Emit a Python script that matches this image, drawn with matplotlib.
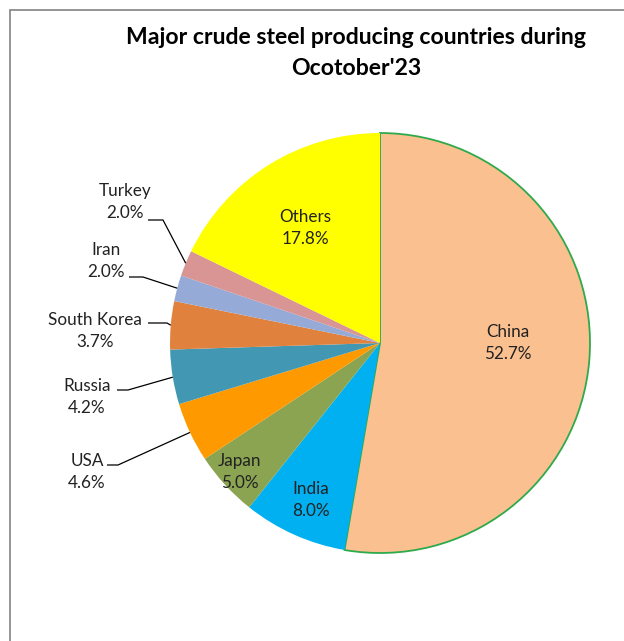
import numpy as np
import matplotlib
matplotlib.use("Agg")
import matplotlib.pyplot as plt
from matplotlib.patches import Rectangle

# data
countries = ['China', 'India', 'Japan', 'USA', 'Russia', 'South Korea', 'Iran', 'Turkey', 'Others']
shares = [52.7, 8.0, 5.0, 4.6, 4.2, 3.7, 2.0, 2.0, 17.8]
colors = ['#FAC090', '#00B0F0', '#8AA452', '#FF9900', '#4298B2',
          '#E0823D', '#95AAD6', '#D99594', '#FFFF00']

W, H = 624, 641
fig = plt.figure(figsize=(W / 100, H / 100), dpi=100)
ax = fig.add_axes([0, 0, 1, 1])

cx, cy, r = 380, H - 343, 210
wedges, _ = ax.pie(shares, colors=colors, startangle=90, counterclock=False,
                   center=(cx, cy), radius=r, frame=True,
                   wedgeprops=dict(linewidth=0, edgecolor='none'))
wedges[0].set_edgecolor('#2EAA4A')
wedges[0].set_linewidth(1.3)

ax.set_xlim(0, W)
ax.set_ylim(0, H)
ax.set_aspect('equal')
ax.axis('off')

# outer border of the chart area
ax.add_patch(Rectangle((10, -20), W + 50, H - 10 + 20, fill=False,
                       edgecolor='#8C8C8C', linewidth=1.3, clip_on=False))

fnt = 'Lato'
ax.text(356, H - 53, "Major crude steel producing countries during\nOcotober'23",
        ha='center', va='center', fontsize=16.6, fontweight='bold',
        family=fnt, color='black', linespacing=1.6)

# label layout: (text center x, text center y) in pixels from top
inner_pos = {'China': (508, 343), 'India': (311, 500), 'Japan': (240, 472),
             'Others': (305, 228)}
outer_pos = {'Turkey': (125, 202, 148, 163, 220),
             'Iran': (106, 261, 129, 143, 277),
             'South Korea': (95, 331, 148, 167, 323),
             'Russia': (87, 397, 117, 128, 390),
             'USA': (87, 472, 107, 118, 465)}

lab_size = 12.3
lab_space = 1.5
theta = 90 - 360 * (np.cumsum(shares) - np.array(shares) / 2) / 100.0
for name, val, th in zip(countries, shares, theta):
    lbl = f"{name}\n{val:.1f}%"
    if name in inner_pos:
        x, y = inner_pos[name]
        ax.text(x, H - y, lbl, ha='center', va='center', fontsize=lab_size,
                family=fnt, color='#222222', linespacing=lab_space)
    else:
        x, y, hx0, hx1, hy = outer_pos[name]
        ax.text(x, H - y, lbl, ha='center', va='center', fontsize=lab_size,
                family=fnt, color='#222222', linespacing=lab_space)
        ex = cx + r * np.cos(np.radians(th))
        ey = cy + r * np.sin(np.radians(th))
        ax.plot([hx0, hx1, ex], [H - hy, H - hy, ey], color='black', lw=0.9,
                solid_capstyle='butt')

fig.savefig('out.png', dpi=100, facecolor='white')
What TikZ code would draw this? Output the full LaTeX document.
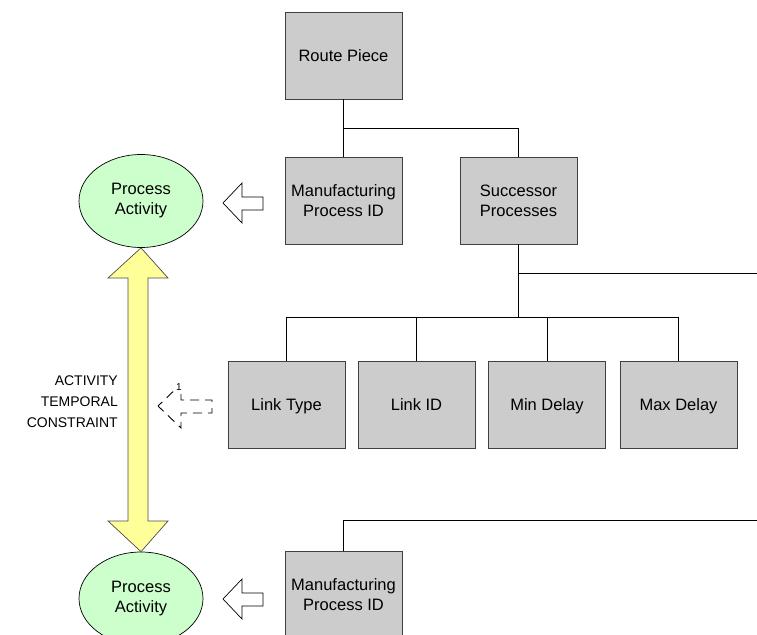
\documentclass[tikz,border=0pt]{standalone}
\usepackage{fontspec}
\setmainfont{Liberation Sans}
\definecolor{boxgray}{RGB}{204,204,204}
\definecolor{actgreen}{RGB}{204,255,204}
\definecolor{arrowyellow}{RGB}{255,255,153}
\definecolor{edgegray}{RGB}{64,64,64}
\tikzset{
  databox/.style={draw=edgegray, fill=boxgray, line width=0.8pt, minimum width=117pt, minimum height=87pt, align=center, font=\fontsize{16.5}{20}\selectfont, inner sep=0pt},
  oneline/.style={text height=12pt, text depth=0pt},
  actnode/.style={ellipse, draw=black, fill=actgreen, line width=0.7pt, minimum width=124pt, minimum height=93pt, align=center, font=\fontsize{16.5}{20}\selectfont, inner sep=0pt},
  link/.style={draw=black, line width=0.8pt},
  hollow/.style={draw=black, fill=white, line width=0.7pt, line join=miter},
}
\usetikzlibrary{shapes.geometric}
\begin{document}
\begin{tikzpicture}[x=1pt, y=-1pt]
\useasboundingbox (0,0) rectangle (757,634);
\clip (0,0) rectangle (757,634);
% boxes
\node[databox, oneline] (route) at (343.5,55.5) {Route Piece};
\node[databox] (mpid) at (343.5,200.5) {Manufacturing\\Process ID};
\node[databox] (succ) at (518.5,200.5) {Successor\\Processes};
\node[databox, oneline] (ltype) at (286.5,404.5) {Link Type};
\node[databox, oneline] (lid) at (416.5,404.5) {Link ID};
\node[databox, oneline] (mind) at (547,404.5) {Min Delay};
\node[databox, oneline] (maxd) at (678.5,404.5) {Max Delay};
\node[databox] (mpid2) at (343.5,594.5) {Manufacturing\\Process ID};
% ellipses
\node[actnode] (act1) at (141,201) {Process\\Activity};
\node[actnode] (act2) at (141,598.5) {Process\\Activity};
% connectors
\coordinate (j1) at (343.5,128);
\coordinate (j2) at (518.5,273);
\coordinate (r1) at (757,273);
\coordinate (j3) at (518.5,317);
\coordinate (r2) at (757,520);
\coordinate (j4) at (343.5,520);
\draw[link] (route.south) -- (mpid.north);
\draw[link] (j1) -| (succ.north);
\draw[link] (succ.south) -- (j3);
\draw[link] (j2) -- (r1);
\draw[link] (j3) -| (ltype.north);
\draw[link] (j3) -| (lid.north);
\draw[link] (j3) -| (mind.north);
\draw[link] (j3) -| (maxd.north);
\draw[link] (r2) -- (j4) -- (mpid2.north);
% hollow arrows
\draw[hollow] (223,203) -- (242,183) -- (242,197) -- (263,197) -- (263,210) -- (242,210) -- (242,223) -- cycle;
\draw[hollow] (223,599) -- (242,579) -- (242,593) -- (263,593) -- (263,606) -- (242,606) -- (242,619) -- cycle;
% yellow double arrow
\draw[draw=black!70, fill=arrowyellow, line width=0.7pt, line join=miter]
  (act1.south) -- (168,278) -- (148,278) -- (148,521) -- (168,521) -- (act2.north)
  -- (108,521) -- (128,521) -- (128,278) -- (108,278) -- cycle;
% dashed arrow
\draw[black, line width=0.9pt, dash pattern=on 9pt off 6pt, dash phase=3pt]
  (158,406) -- (181,384) -- (181,400) -- (212,400) -- (212,413) -- (181,413) -- (181,428) -- cycle;
\node[font=\fontsize{10}{11}\selectfont, fill=white, inner sep=0.5pt] (one) at (179,387) {1};
% side label
\node[align=right, anchor=east, font=\fontsize{14}{21}\selectfont, inner sep=0pt] (atc) at (118,402) {ACTIVITY\\TEMPORAL\\CONSTRAINT};
\end{tikzpicture}
\end{document}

○ ○ ○

# [To do]
Using the listing above, work out how many of its lines include "matplotlib", and give only the result.

# [Complete response]
5